> _What you should do_:
Give back every line exactly as it appears, pictures excluded.

____ Information provided

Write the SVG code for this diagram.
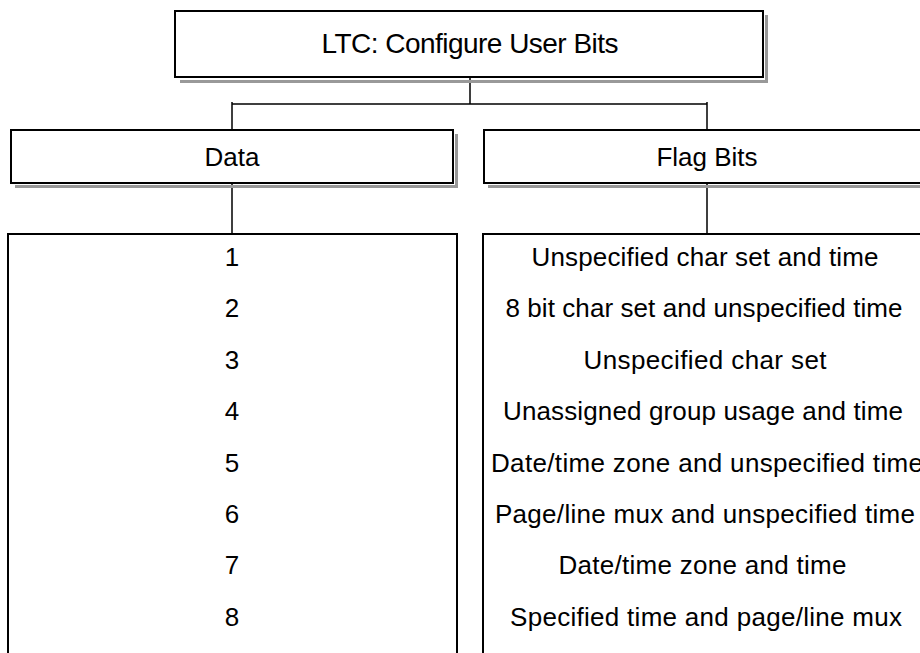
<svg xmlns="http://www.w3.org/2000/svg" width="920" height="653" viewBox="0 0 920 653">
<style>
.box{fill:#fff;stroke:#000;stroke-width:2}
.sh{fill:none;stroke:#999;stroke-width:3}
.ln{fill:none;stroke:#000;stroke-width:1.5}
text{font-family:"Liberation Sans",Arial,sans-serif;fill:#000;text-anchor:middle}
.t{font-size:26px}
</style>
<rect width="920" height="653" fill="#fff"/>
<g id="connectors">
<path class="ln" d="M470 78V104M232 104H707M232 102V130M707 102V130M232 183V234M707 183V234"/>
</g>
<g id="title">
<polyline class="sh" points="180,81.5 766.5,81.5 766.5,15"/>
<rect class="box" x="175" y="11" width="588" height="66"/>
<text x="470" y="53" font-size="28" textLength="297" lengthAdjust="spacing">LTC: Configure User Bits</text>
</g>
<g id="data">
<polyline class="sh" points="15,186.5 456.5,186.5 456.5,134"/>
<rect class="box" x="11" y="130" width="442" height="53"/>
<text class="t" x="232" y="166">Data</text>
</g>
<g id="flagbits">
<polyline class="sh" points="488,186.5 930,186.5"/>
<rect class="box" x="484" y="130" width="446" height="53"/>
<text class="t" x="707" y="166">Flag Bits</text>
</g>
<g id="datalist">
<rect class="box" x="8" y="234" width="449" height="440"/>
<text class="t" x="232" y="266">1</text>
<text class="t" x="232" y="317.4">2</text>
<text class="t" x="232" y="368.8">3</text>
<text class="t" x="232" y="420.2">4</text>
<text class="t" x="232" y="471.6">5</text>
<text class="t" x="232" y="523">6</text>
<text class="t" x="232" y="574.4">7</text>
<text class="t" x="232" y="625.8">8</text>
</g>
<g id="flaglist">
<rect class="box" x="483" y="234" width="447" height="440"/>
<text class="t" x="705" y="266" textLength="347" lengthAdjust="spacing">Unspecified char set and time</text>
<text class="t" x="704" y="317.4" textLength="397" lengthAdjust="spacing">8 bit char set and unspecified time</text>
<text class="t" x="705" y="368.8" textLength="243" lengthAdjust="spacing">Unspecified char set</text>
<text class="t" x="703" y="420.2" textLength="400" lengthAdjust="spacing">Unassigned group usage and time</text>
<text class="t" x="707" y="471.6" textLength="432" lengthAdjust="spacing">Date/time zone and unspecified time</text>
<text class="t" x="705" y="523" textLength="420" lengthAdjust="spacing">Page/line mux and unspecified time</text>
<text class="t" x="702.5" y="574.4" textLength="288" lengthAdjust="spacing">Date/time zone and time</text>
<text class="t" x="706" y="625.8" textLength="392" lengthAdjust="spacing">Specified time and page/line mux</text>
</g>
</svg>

________

> _The answer_:
Write the SVG code for this diagram.
<svg xmlns="http://www.w3.org/2000/svg" width="920" height="653" viewBox="0 0 920 653">
<style>
.box{fill:#fff;stroke:#000;stroke-width:2}
.sh{fill:none;stroke:#999;stroke-width:3}
.ln{fill:none;stroke:#000;stroke-width:1.5}
text{font-family:"Liberation Sans",Arial,sans-serif;fill:#000;text-anchor:middle}
.t{font-size:26px}
</style>
<rect width="920" height="653" fill="#fff"/>
<g id="connectors">
<path class="ln" d="M470 78V104M232 104H707M232 102V130M707 102V130M232 183V234M707 183V234"/>
</g>
<g id="title">
<polyline class="sh" points="180,81.5 766.5,81.5 766.5,15"/>
<rect class="box" x="175" y="11" width="588" height="66"/>
<text x="470" y="53" font-size="28" textLength="297" lengthAdjust="spacing">LTC: Configure User Bits</text>
</g>
<g id="data">
<polyline class="sh" points="15,186.5 456.5,186.5 456.5,134"/>
<rect class="box" x="11" y="130" width="442" height="53"/>
<text class="t" x="232" y="166">Data</text>
</g>
<g id="flagbits">
<polyline class="sh" points="488,186.5 930,186.5"/>
<rect class="box" x="484" y="130" width="446" height="53"/>
<text class="t" x="707" y="166">Flag Bits</text>
</g>
<g id="datalist">
<rect class="box" x="8" y="234" width="449" height="440"/>
<text class="t" x="232" y="266">1</text>
<text class="t" x="232" y="317.4">2</text>
<text class="t" x="232" y="368.8">3</text>
<text class="t" x="232" y="420.2">4</text>
<text class="t" x="232" y="471.6">5</text>
<text class="t" x="232" y="523">6</text>
<text class="t" x="232" y="574.4">7</text>
<text class="t" x="232" y="625.8">8</text>
</g>
<g id="flaglist">
<rect class="box" x="483" y="234" width="447" height="440"/>
<text class="t" x="705" y="266" textLength="347" lengthAdjust="spacing">Unspecified char set and time</text>
<text class="t" x="704" y="317.4" textLength="397" lengthAdjust="spacing">8 bit char set and unspecified time</text>
<text class="t" x="705" y="368.8" textLength="243" lengthAdjust="spacing">Unspecified char set</text>
<text class="t" x="703" y="420.2" textLength="400" lengthAdjust="spacing">Unassigned group usage and time</text>
<text class="t" x="707" y="471.6" textLength="432" lengthAdjust="spacing">Date/time zone and unspecified time</text>
<text class="t" x="705" y="523" textLength="420" lengthAdjust="spacing">Page/line mux and unspecified time</text>
<text class="t" x="702.5" y="574.4" textLength="288" lengthAdjust="spacing">Date/time zone and time</text>
<text class="t" x="706" y="625.8" textLength="392" lengthAdjust="spacing">Specified time and page/line mux</text>
</g>
</svg>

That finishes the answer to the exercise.